China already has the world’s fastest commercial train system, but the country’s engineers want their passengers to travel even faster.
Beijing has developed and built the first prototype of a magnetic levitation train which engineers claim can travel at a top speed of 600 kilometres per hour (373 miles per hour).
The train boasts twice the speed of the Eurostar fleet and could cover the distance between London and Paris in 49 minutes.
It could also slash the journey time between Shanghai and Beijing – two of the most important cities in China – from 5.5 hours to 3.5 hours.
WHAT ARE ‘MAGLEV’ TRAINS?
Maglev trains use magnets to lift the carriages above the track.
This eliminates the need for wheels and therefore any incidence of friction, providing a faster and quieter service.
Acceleration and deceleration far exceeds that of conventional trains.
And maglev also makes for much smoother journeys.
Right now speeds are limited at up to 400 kilometres (250 miles) per hour due to the excessive air resistance encountered at these speeds.
But vacuum tube designs could allow them to travel over seven times faster in the future.
The prototype rolled off the production line today in the eastern city of Qingdao before being showcased to media, reported Xinhua News Agency.
Engineers are set to run a series of experiment on it to test its functionality and identify areas to improve.
They say the completion of the train means China has achieved a breakthrough in magnetic levitation or maglev technology.
A lead engineer told Qingdao Daily that China is now able to build maglev trains independently, and this heralds an even faster development for the country’s already massive high-speed train network.
The prototype is the result of a three-year-long project initiated by Beijing as part of the 13th Five-Year Plan (2016-2020) of the Communist Party.
The project was launched in July 2016, and led by state-run China Railway Rolling Stock Corporation.
It gathers the country’s top locomotive engineers from more than 30 companies, universities and research institutes.
Currently, the Chinese ‘Fuxing’ bullet trains do not use the maglev technology and they operate at a top speed of 350 kilometres per hour (217 miles per hour).
China has the world’s first commercial maglev system.
The 30-kilometer (18.6-mile) stretch, opened in 2002 in Shanghai, connects Shanghai Pudong Airport and the city center.
It reportedly cost more than £1 billion to build.
It was jointly developed by Shanghai Maglev Transportation Development Co.

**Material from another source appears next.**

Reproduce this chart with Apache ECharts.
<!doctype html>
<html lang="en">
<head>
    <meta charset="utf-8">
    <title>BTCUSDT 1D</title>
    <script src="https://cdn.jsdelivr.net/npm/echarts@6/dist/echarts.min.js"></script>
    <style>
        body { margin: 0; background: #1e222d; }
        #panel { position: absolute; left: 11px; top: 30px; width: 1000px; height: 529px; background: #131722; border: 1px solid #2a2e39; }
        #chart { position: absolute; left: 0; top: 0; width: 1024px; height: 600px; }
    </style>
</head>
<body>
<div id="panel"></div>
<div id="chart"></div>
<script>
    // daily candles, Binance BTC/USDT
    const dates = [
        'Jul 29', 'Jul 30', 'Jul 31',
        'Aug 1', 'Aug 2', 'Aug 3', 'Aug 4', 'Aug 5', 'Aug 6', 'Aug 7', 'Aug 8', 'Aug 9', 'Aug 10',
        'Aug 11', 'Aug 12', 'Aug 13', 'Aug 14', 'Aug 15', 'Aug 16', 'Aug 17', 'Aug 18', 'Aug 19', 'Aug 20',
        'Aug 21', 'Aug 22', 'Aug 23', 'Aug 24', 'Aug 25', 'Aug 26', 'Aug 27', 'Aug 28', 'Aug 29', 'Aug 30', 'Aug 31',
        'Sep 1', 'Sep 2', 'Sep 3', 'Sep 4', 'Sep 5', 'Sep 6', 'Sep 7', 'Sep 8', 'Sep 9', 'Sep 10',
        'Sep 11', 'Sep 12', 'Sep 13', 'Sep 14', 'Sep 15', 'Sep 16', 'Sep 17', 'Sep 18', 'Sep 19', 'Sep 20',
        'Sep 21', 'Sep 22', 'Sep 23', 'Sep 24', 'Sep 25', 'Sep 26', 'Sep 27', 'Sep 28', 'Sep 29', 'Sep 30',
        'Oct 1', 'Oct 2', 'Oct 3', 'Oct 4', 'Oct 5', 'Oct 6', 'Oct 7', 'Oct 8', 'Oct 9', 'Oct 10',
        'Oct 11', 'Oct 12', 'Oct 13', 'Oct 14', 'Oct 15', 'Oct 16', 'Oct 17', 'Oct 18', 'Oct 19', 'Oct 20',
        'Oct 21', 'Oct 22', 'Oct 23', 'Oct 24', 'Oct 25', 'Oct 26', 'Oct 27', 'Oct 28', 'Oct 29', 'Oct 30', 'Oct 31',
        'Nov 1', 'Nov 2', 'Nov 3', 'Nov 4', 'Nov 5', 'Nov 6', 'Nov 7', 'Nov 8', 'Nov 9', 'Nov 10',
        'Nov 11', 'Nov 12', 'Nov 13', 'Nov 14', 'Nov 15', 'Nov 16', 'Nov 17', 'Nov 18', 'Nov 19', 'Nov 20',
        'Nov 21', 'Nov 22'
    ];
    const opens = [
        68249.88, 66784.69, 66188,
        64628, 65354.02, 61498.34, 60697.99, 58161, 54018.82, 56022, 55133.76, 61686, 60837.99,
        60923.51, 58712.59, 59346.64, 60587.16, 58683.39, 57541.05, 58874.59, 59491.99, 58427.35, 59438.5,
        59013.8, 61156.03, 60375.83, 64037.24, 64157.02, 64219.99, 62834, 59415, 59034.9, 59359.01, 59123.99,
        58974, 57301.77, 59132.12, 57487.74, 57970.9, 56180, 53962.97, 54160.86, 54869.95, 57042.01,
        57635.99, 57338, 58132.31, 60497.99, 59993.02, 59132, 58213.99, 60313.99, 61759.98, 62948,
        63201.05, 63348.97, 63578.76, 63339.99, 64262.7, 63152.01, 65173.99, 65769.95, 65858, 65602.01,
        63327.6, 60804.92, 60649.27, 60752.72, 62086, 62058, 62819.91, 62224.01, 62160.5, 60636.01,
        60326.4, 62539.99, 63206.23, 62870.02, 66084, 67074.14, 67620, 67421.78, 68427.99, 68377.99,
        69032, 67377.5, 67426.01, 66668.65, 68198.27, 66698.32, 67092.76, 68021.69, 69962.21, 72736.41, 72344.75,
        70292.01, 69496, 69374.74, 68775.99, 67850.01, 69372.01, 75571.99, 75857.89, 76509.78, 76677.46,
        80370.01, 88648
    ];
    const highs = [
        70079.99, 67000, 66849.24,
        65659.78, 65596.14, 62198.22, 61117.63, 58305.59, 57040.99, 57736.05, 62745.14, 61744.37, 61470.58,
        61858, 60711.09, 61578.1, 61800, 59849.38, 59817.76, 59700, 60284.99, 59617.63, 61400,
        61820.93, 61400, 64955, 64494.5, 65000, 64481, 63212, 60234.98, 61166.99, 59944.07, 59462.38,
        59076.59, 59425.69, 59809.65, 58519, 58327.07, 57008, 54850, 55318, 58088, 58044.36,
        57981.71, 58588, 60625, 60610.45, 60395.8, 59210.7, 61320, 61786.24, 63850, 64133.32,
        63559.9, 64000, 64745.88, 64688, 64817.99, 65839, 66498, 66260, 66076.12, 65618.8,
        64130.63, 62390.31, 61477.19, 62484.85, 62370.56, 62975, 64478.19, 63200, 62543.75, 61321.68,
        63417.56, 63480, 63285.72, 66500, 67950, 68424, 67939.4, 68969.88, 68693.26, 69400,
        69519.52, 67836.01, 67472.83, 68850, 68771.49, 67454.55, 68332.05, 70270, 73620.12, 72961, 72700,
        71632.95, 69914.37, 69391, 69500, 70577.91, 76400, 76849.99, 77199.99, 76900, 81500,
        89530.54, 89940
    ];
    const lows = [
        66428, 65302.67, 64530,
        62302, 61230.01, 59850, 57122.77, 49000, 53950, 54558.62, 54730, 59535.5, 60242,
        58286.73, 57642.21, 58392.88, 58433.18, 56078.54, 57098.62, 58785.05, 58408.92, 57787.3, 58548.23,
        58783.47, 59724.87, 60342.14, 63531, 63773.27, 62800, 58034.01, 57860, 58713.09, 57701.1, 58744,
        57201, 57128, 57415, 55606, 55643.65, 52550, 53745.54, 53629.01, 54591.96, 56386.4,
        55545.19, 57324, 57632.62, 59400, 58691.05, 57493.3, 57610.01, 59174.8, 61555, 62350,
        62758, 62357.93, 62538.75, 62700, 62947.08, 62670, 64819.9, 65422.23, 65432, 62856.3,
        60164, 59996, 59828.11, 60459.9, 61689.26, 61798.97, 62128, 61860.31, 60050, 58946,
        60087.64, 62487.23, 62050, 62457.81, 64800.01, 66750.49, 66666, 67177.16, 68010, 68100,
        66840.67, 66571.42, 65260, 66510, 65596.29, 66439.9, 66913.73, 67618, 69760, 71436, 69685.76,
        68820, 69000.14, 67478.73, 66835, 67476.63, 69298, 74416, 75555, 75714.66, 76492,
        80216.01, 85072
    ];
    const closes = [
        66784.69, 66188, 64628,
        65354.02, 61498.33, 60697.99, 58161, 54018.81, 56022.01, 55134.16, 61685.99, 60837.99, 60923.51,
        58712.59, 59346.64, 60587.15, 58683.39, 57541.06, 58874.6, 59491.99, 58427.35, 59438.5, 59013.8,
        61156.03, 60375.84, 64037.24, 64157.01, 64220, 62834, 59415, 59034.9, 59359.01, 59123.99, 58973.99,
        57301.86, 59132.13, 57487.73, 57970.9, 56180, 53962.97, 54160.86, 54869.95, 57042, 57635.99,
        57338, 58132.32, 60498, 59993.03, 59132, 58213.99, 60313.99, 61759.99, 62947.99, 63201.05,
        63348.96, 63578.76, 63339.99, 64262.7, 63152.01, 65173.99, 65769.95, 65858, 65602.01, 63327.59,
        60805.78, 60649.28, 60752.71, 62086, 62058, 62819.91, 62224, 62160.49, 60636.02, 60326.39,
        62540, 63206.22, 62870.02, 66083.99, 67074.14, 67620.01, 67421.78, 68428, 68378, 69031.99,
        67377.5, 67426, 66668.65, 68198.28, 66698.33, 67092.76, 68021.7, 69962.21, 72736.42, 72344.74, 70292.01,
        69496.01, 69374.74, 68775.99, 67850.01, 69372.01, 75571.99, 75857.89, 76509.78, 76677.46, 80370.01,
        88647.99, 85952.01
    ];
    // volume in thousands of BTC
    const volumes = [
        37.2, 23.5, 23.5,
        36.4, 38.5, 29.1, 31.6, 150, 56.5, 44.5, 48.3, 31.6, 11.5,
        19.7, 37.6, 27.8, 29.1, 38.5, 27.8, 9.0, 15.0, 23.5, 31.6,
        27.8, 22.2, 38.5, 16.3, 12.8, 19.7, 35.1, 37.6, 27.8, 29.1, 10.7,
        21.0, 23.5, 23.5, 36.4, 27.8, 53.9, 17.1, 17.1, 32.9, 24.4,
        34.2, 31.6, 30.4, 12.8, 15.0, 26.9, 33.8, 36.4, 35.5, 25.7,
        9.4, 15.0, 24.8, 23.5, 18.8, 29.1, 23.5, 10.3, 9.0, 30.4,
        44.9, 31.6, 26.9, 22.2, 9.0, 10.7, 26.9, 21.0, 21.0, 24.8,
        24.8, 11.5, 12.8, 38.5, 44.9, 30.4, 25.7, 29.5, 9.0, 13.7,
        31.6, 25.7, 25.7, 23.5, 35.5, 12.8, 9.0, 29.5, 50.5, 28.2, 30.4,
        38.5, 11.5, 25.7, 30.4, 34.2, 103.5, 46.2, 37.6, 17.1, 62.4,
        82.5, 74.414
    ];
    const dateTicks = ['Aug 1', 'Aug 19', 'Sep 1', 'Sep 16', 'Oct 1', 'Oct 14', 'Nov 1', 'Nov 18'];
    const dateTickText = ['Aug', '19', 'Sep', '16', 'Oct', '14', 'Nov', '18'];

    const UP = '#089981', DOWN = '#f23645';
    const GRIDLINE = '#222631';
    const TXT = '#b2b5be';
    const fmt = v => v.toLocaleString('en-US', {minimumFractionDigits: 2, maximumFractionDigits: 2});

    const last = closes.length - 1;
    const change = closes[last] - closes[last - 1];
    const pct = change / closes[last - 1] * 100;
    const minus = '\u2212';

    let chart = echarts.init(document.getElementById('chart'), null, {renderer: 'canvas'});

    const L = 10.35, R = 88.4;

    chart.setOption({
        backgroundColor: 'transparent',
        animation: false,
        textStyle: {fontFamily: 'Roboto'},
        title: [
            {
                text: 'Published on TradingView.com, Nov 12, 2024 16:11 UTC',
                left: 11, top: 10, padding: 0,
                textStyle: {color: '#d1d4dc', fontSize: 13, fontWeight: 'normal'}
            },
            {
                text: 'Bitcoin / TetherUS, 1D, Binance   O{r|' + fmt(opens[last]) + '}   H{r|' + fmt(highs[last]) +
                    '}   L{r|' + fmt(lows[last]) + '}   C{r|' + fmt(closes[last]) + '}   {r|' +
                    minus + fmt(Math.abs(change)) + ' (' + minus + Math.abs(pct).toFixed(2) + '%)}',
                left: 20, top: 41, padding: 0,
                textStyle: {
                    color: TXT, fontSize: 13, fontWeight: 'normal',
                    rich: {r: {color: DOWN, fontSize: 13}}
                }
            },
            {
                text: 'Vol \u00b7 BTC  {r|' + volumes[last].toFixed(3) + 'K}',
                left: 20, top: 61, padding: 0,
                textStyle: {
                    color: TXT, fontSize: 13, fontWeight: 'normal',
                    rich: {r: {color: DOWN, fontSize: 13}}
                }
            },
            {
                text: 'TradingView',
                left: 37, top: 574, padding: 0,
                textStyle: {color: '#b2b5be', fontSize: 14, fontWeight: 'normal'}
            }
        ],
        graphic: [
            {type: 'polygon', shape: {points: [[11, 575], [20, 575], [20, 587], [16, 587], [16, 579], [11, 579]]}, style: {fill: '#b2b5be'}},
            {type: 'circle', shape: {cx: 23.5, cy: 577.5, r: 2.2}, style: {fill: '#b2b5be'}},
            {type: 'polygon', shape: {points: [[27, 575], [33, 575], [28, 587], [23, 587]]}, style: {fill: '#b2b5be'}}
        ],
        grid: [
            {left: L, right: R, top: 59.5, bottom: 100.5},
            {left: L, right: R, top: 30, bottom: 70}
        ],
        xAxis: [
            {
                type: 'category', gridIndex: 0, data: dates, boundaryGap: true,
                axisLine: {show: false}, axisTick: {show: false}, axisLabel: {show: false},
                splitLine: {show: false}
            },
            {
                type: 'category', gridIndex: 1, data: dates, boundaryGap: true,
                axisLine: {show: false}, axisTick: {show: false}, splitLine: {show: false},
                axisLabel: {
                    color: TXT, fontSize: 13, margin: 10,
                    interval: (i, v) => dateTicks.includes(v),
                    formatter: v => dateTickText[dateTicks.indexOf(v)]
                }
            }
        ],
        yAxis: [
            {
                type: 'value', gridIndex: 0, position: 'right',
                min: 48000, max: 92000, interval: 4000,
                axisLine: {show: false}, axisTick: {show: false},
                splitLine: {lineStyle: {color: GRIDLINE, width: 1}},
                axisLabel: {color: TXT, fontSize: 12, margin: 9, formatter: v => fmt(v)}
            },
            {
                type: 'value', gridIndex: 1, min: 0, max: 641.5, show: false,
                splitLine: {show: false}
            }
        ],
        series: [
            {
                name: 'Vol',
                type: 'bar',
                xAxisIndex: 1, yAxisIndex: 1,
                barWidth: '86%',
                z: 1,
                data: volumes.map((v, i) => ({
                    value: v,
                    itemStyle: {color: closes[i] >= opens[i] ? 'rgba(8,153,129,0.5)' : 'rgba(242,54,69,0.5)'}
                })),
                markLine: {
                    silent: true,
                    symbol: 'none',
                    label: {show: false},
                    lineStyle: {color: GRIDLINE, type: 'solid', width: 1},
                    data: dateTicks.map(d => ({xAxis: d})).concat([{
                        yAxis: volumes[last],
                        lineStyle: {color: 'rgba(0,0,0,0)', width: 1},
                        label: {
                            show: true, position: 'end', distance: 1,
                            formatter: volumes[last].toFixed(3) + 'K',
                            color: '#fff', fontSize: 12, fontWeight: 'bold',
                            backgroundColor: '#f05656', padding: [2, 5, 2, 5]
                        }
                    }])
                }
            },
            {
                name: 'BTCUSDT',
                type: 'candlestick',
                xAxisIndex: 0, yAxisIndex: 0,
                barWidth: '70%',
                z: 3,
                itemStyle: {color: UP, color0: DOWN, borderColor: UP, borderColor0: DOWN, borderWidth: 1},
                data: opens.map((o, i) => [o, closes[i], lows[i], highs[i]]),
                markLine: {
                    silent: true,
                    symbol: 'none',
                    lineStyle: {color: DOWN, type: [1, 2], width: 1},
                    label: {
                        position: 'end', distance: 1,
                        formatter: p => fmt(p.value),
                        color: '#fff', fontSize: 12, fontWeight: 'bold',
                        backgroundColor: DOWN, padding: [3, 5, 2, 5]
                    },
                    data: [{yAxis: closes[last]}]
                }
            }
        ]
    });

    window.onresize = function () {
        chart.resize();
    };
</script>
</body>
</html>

Ltd and a German consortium consisting of Siemens AG, Thyssen Transrapid GMBH and Transrapid International GMBH.
The trains runs up to 431 kilometres per hour (267 miles per hour) and is the world’s fastest commercial train system to date.
Ding Sansan, the Deputy Head Engineer of the new maglev project, told reporters that the prototype carriages were capable of hovering above the track during a stationary experiment.
Ding’s team are building five more prototypes and an engineering prototype is expected to be complete in 2020. They expect to test the trains on commercial train tracks in 2021.
The world’s fastest train was built by Japan, but it has yet to be put into commercial use.
The maglev train, operated by Japan Railways Group, set the world record after reaching 603 kilometers per hour (374 miles per hour) on an experimental track in 2016.
China has also started looking into creating a ‘high-speed flying train’ that could reach speeds of 4,000 kilometres per hour (2,485 miles per hour), according to previous reports.
The ‘flying train’ is a passenger pod that travels through a vacuum tube using maglev technology – similar to Elon Musk’s Hyperloop, which is looking to reach speeds of 1,200 kilometres per hour (760 miles per hour).
If the project goes through as planned, this super train could move at four times the speed of commercial flights and three times the speed of sound.